Ten years later, Willow Creek’s leaders confessed even more mistakes. On the eve of the 2018 GLS, they admitted in a special congregational meeting that church leaders had failed to appropriately handle recent allegations of sexual misconduct against their founding pastor.

Lead pastor Heather Larson announced that she was resigning immediately. The church’s elder board announced that its members would also step down in an orderly fashion by the end of 2018.

Steve Carter, the church’s lead teaching pastor, had already resigned on Sunday, saying he could no longer continue at the church in “good conscience.”

At tonight’s Willow family meeting, elder Missy Rasmussen said she and other church leaders had been blinded by their faith in their founding pastor and had failed to hold Hybels accountable.

“We trusted Bill, and this clouded our judgment,” she said.

That blindness, Rasmussen said, led to a number of missteps, including a rushed investigation when allegations that Hybels had had an affair first surfaced in 2014. Church leaders did not move quickly enough to secure his’ devices or other forms of communication, she said. When the woman who made the first allegations later recanted, the church dropped the matter without a thorough review.

Other allegations were met with skepticism, and later defensiveness. On behalf of the elders, Rasmussen apologized for that.

“Our entire elder board has had to come to grips with the areas of our hearts, minds, and souls that blinded us to the pain and suffering of the women and their advocates,” she said. “We ask forgiveness from God, our congregation, the women, their advocates, and those who have been calling us to repent.”

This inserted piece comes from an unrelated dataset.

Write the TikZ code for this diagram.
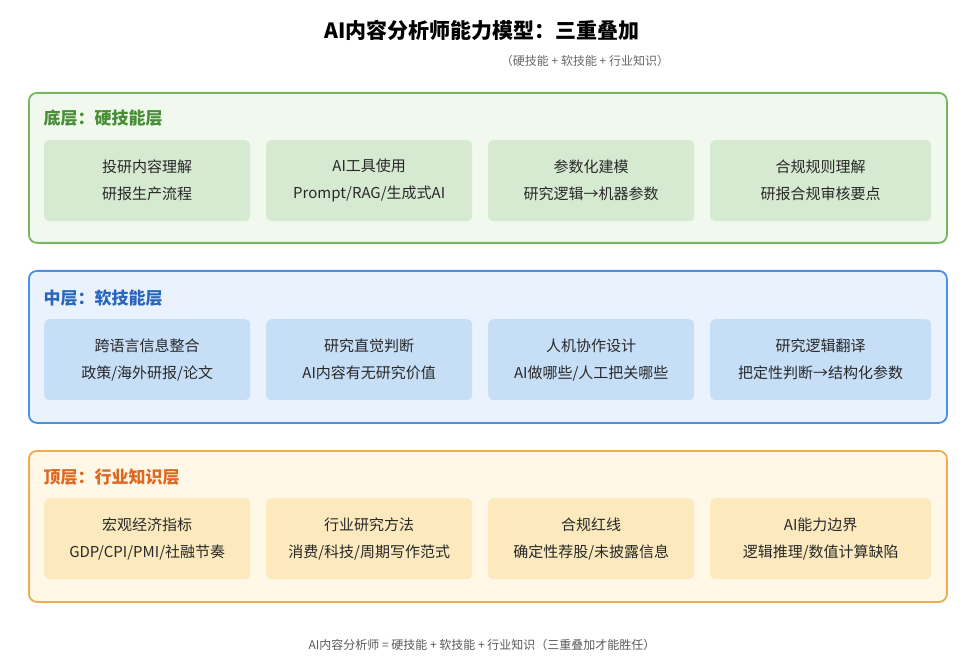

“We are sorry that we allowed Bill to operate without the kind of accountability that he should have had,” she said. “Our desire going forward is to retain what is good and pure about Willow, but to drive out the dark places that are unhealthy.”

Rasmussen also called on Hybels to repent of his actions.

“We believe that [Hybels’s] sins were beyond what he previously admitted on stage, and certainly we believe that his actions with these women were sinful,” she said. “We believe he did not receive feedback as well as he gave it, and he resisted the accountability structures we all need.”

She apologized by name to Nancy Ortberg, Nancy Beach, and Vonda Dyer, as well as the other women who have made accusations against Hybels.

“We have no reason not to believe you,” said Rasmussen on behalf of the elders. “We are sorry that our initial statements were so insensitive, defensive, and reflexively protective of Bill. We exhort Bill to acknowledge his sin and publicly apologize.”

“Our board never acted out of malice, and tried to serve the church we love faithfully,” she said. “But the reality is we feel the failure of the board to move our church through this in the way we should have calls for action to be taken.”

She concluded: “We as a board know Willow needs a fresh start, and the entire board will step down to create room for a new board.”

The statement drew a round of applause.

When Larson announced her own resignation shortly after, shouts of “No” rang out instead. One attendee shouted, “We need you.”